In a rush to fill the emptiness of a bare yard and provide their homes with shade to protect against the summer sun, many homeowners plant trees without first doing some research to find out what they’re getting into. Different species of trees have very distinct characteristics and require varying levels of maintenance. Here are some of the trees that have the potential to do more harm than good in your yard:
- Black walnut. Black walnut trees produce a toxic chemical that causes many plants growing under them to wither and die. While beneficial to wildlife, black walnut trees are messy due to their large leaves and falling nuts.
- Cottonwood. Cottonwood trees grow rapidly but only live an average of 30 years. Their brittle branches shed a lot and are very susceptible to storm damage. The cottonwood’s invasive root system has been known to crack sidewalks and foundations, and the large amount of cottony seeds released by the trees are unsightly and can clog mesh gutter covers and other types of filters.

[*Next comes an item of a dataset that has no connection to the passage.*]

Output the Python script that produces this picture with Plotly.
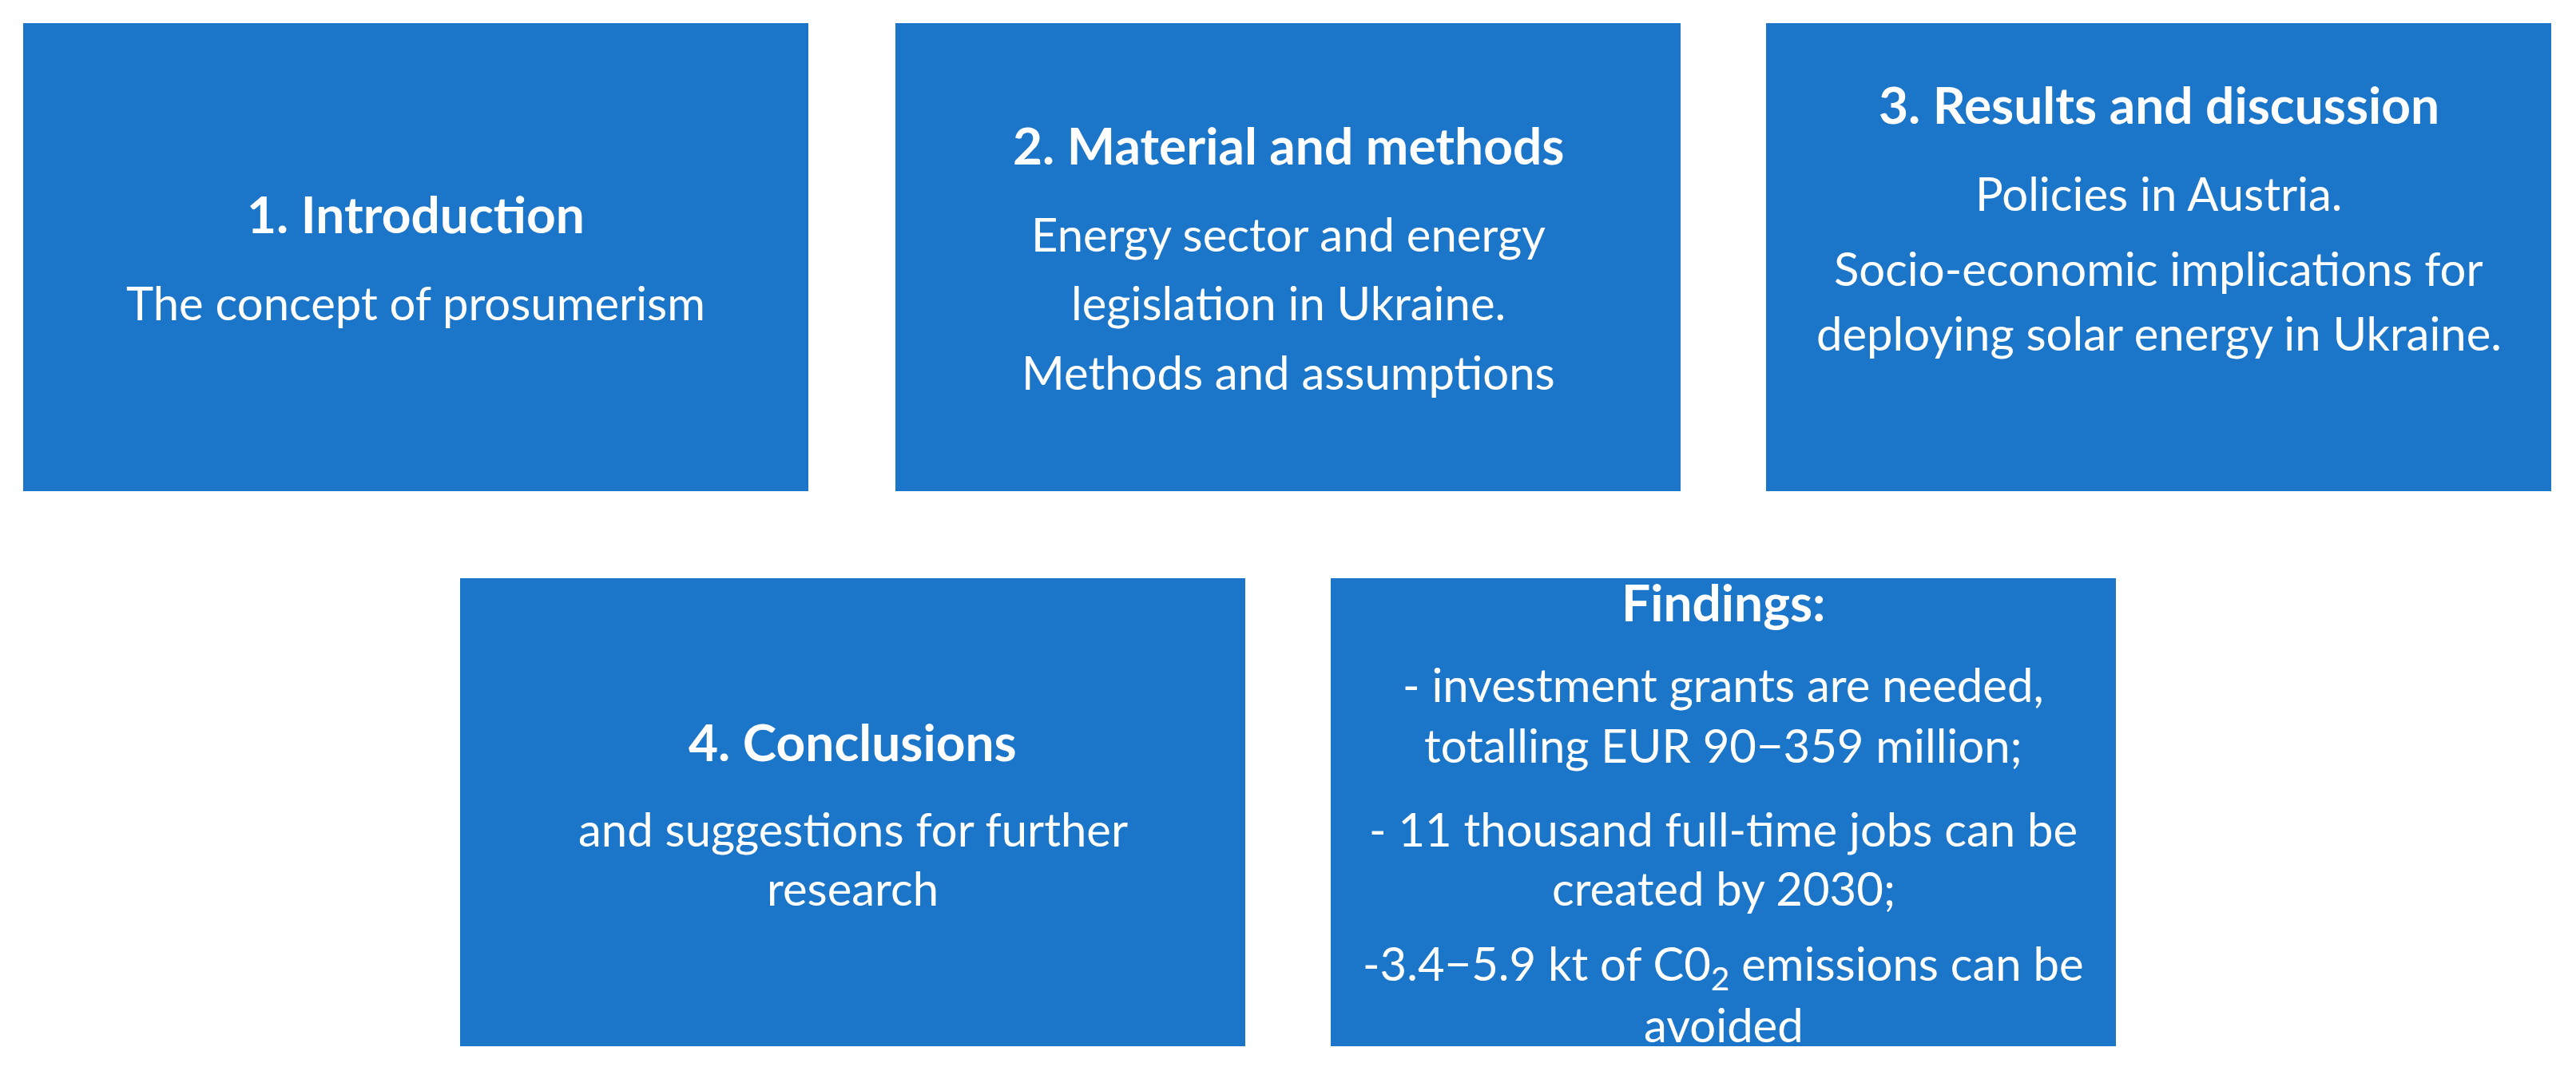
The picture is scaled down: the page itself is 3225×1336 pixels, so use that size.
import plotly.graph_objects as go

W, H = 3225, 1336
BOX_W, BOX_H = 983, 586
BLUE = "#1B75C8"

# box left/top corners (pixels)
box_x = [29, 1121, 2211, 576, 1666]
box_y = [29, 29, 29, 724, 724]

# text lines per box: (text, bold, centre y in pixels)
box_lines = [
    [("1. Introduction", True, 267), ("The concept of prosumerism", False, 378)],
    [("2. Material and methods", True, 181),
     ("Energy sector and energy", False, 292),
     ("legislation in Ukraine.", False, 378),
     ("Methods and assumptions", False, 465)],
    [("3. Results and discussion", True, 130),
     ("Policies in Austria.", False, 241),
     ("Socio-economic implications for", False, 335),
     ("deploying solar energy in Ukraine.", False, 416)],
    [("4. Conclusions", True, 928),
     ("and suggestions for further", False, 1037),
     ("research", False, 1111)],
    [("Findings:", True, 753),
     ("- investment grants are needed,", False, 856),
     ("totalling EUR 90−359 million;", False, 932),
     ("- 11 thousand full-time jobs can be", False, 1037),
     ("created by 2030;", False, 1111),
     ("-3.4−5.9 kt of C0<sub>2</sub> emissions can be", False, 1210),
     ("avoided", False, 1282)],
]

fig = go.Figure()
for x0, y0, lines in zip(box_x, box_y, box_lines):
    fig.add_shape(type="rect", x0=x0, x1=x0 + BOX_W, y0=y0, y1=y0 + BOX_H,
                  fillcolor=BLUE, line=dict(width=0), layer="below")
    for text, bold, y in lines:
        fig.add_annotation(x=x0 + BOX_W / 2, y=y, text=f"<b>{text}</b>" if bold else text,
                           showarrow=False, xanchor="center", yanchor="middle",
                           font=dict(family="Lato", size=64 if bold else 58, color="white"))

fig.update_xaxes(range=[8, W + 8], visible=False)
fig.update_yaxes(range=[H + 8, 8], visible=False)
fig.update_layout(width=W, height=H, margin=dict(l=0, r=0, t=0, b=0),
                  plot_bgcolor="white", paper_bgcolor="white", showlegend=False)
fig.write_html("out.html")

- Maple. North America is home to around 150 varieties of maple trees, which are famous for their breathtaking fall foliage. However, the fruit of the maple takes the form of very mobile “helicopters,” “whirlybirds” or “spinners” that are known to fill gutters as far as a mile away from the tree.
- Mountain cedar. This native of the south-central U.S. releases massive amounts of pollen throughout the winter months, causing severe hay fever in many people. Even if you’re not allergic, your neighbors might be. Cedars also contain highly flammable resin, which can be a fire hazard.
- Mulberry. Certain varieties of mulberry trees produce a small, dark fruit that can stain decks and walkways.